Vitalik Buterin has outlined a technical proposal to radically shrink Ethereum's consensus layer by shifting much of the state management burden to validators using zero-knowledge proofs, as part of a broader push toward a more efficient "Lean Ethereum."
In a recent Ethereum Research forum post titled "The Extremely Lean Chain," Buterin detailed how recursive STARK proofs could minimize onchain data while supporting upgrades like single-slot finality and quantum-resistant cryptography.
This past weekend, Buterin referred to "Lean Ethereum" as the network's "third major iteration" and said the series of updates could rival the Merge, when Ethereum pulled off the highly technically complex shift to proof-of-stake consensus.

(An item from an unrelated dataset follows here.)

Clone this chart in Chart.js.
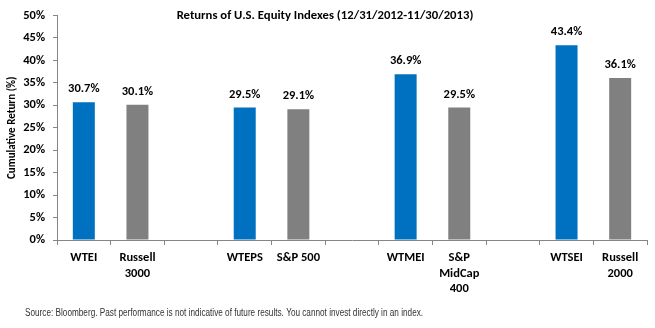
<!DOCTYPE html>
<html>
<head>
<meta charset="utf-8">
<script src="https://cdn.jsdelivr.net/npm/chart.js@4.4.0/dist/chart.umd.min.js"></script>
<style>
  html, body { margin: 0; padding: 0; background: #fff; }
  #wrap { width: 655px; height: 328px; position: relative; }
</style>
</head>
<body>
<div id="wrap"><canvas id="chart"></canvas></div>
<script>
// categories (blank slots are the gaps between pairs)
const categories = [
    'WTEI', ['Russell', '3000'], '',
    'WTEPS', 'S&P 500', '',
    'WTMEI', ['S&P', 'MidCap', '400'], '',
    'WTSEI', ['Russell', '2000']
];
const returns = [30.7, 30.1, null, 29.5, 29.1, null, 36.9, 29.5, null, 43.4, 36.1];
const barColors = ['#0070C0', '#808080', null, '#0070C0', '#808080', null, '#0070C0', '#808080', null, '#0070C0', '#808080'];
const yTicks = [0, 5, 10, 15, 20, 25, 30, 35, 40, 45, 50];

const chartTitle = 'Returns of U.S. Equity Indexes (12/31/2012-11/30/2013)';
const sourceNote = 'Source: Bloomberg. Past performance is not indicative of future results. You cannot invest directly in an index.';

const fontFamily = "Carlito, Lato, 'Open Sans', sans-serif";

const labelsPlugin = {
    id: 'labelsPlugin',
    afterDatasetsDraw(chart) {
        const ctx = chart.ctx;
        const meta = chart.getDatasetMeta(0);
        ctx.save();
        ctx.font = 'bold 12.5px ' + fontFamily;
        ctx.fillStyle = '#000';
        ctx.textAlign = 'center';
        ctx.textBaseline = 'middle';
        meta.data.forEach((bar, i) => {
            if (returns[i] == null) return;
            ctx.fillText(returns[i].toFixed(1) + '%', bar.x, bar.y - 13);
        });
        ctx.restore();
    },
    afterDraw(chart) {
        const ctx = chart.ctx;
        ctx.save();
        ctx.font = 'bold 12.7px ' + fontFamily;
        ctx.fillStyle = '#000';
        ctx.textAlign = 'center';
        ctx.textBaseline = 'middle';
        ctx.fillText(chartTitle, 325, 16);
        // source line is a condensed sans in the original
        ctx.font = "10px 'Liberation Sans', Arial, sans-serif";
        ctx.fillStyle = '#333';
        ctx.textAlign = 'left';
        ctx.translate(25, 313);
        ctx.scale(0.82, 1);
        ctx.fillText(sourceNote, 0, 0);
        ctx.restore();
    }
};

const ctx = document.getElementById('chart').getContext('2d');
const chart = new Chart(ctx, {
    type: 'bar',
    data: {
        labels: categories,
        datasets: [{
            data: returns,
            backgroundColor: barColors,
            barPercentage: 0.82,
            categoryPercentage: 0.5
        }]
    },
    options: {
        responsive: true,
        maintainAspectRatio: false,
        animation: false,
        layout: {
            padding: { top: 11, right: 8, left: 0, bottom: 0 }
        },
        plugins: {
            legend: { display: false },
            tooltip: { enabled: false }
        },
        scales: {
            x: {
                grid: {
                    drawOnChartArea: false,
                    drawTicks: true,
                    tickLength: 5,
                    color: '#868686'
                },
                border: { color: '#868686' },
                ticks: {
                    color: '#000',
                    maxRotation: 0,
                    autoSkip: false,
                    padding: 5,
                    font: { family: fontFamily, size: 12.5, weight: 'bold', lineHeight: 1.25 }
                },
                afterFit(scale) {
                    scale.height = 88;
                }
            },
            y: {
                min: 0,
                max: 50,
                afterBuildTicks(scale) {
                    scale.ticks = yTicks.map(v => ({ value: v }));
                },
                grid: {
                    drawOnChartArea: false,
                    drawTicks: true,
                    tickLength: 4,
                    color: '#868686'
                },
                border: { color: '#868686' },
                ticks: {
                    color: '#000',
                    padding: 8,
                    font: { family: fontFamily, size: 12.5, weight: 'bold' },
                    callback: (v) => v + '%'
                },
                title: {
                    display: true,
                    text: 'Cumulative Return (%)',
                    color: '#000',
                    padding: { top: 6, bottom: 0 },
                    font: { family: fontFamily, size: 11, weight: 'bold' }
                },
                afterFit(scale) {
                    scale.width = 57;
                }
            }
        }
    },
    plugins: [labelsPlugin]
});
</script>
</body>
</html>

Lean Ethereum is a long-term vision and roadmap first brought up around mid-2025 to overhaul Ethereum's core protocol to make it stronger, more secure, more decentralized, and quantum-resistant. This includes a redesign of Ethereum’s consensus system, called Lean Consensus, improved data handling with post-quantum features, called Lean Data, and a minimal, SNARK-friendly virtual machine, possibly RISC-V-based, called Lean Execution.
Buterin's latest "Extremely Lean" proposal is centered around a redesign of Ethereum's Beacon Chain to drastically minimize onchain state and processing. In the extremely technical research post, Buterin offers a two-step plan that will eventually reduce validator state to roughly 6 bytes, while maximizing privacy.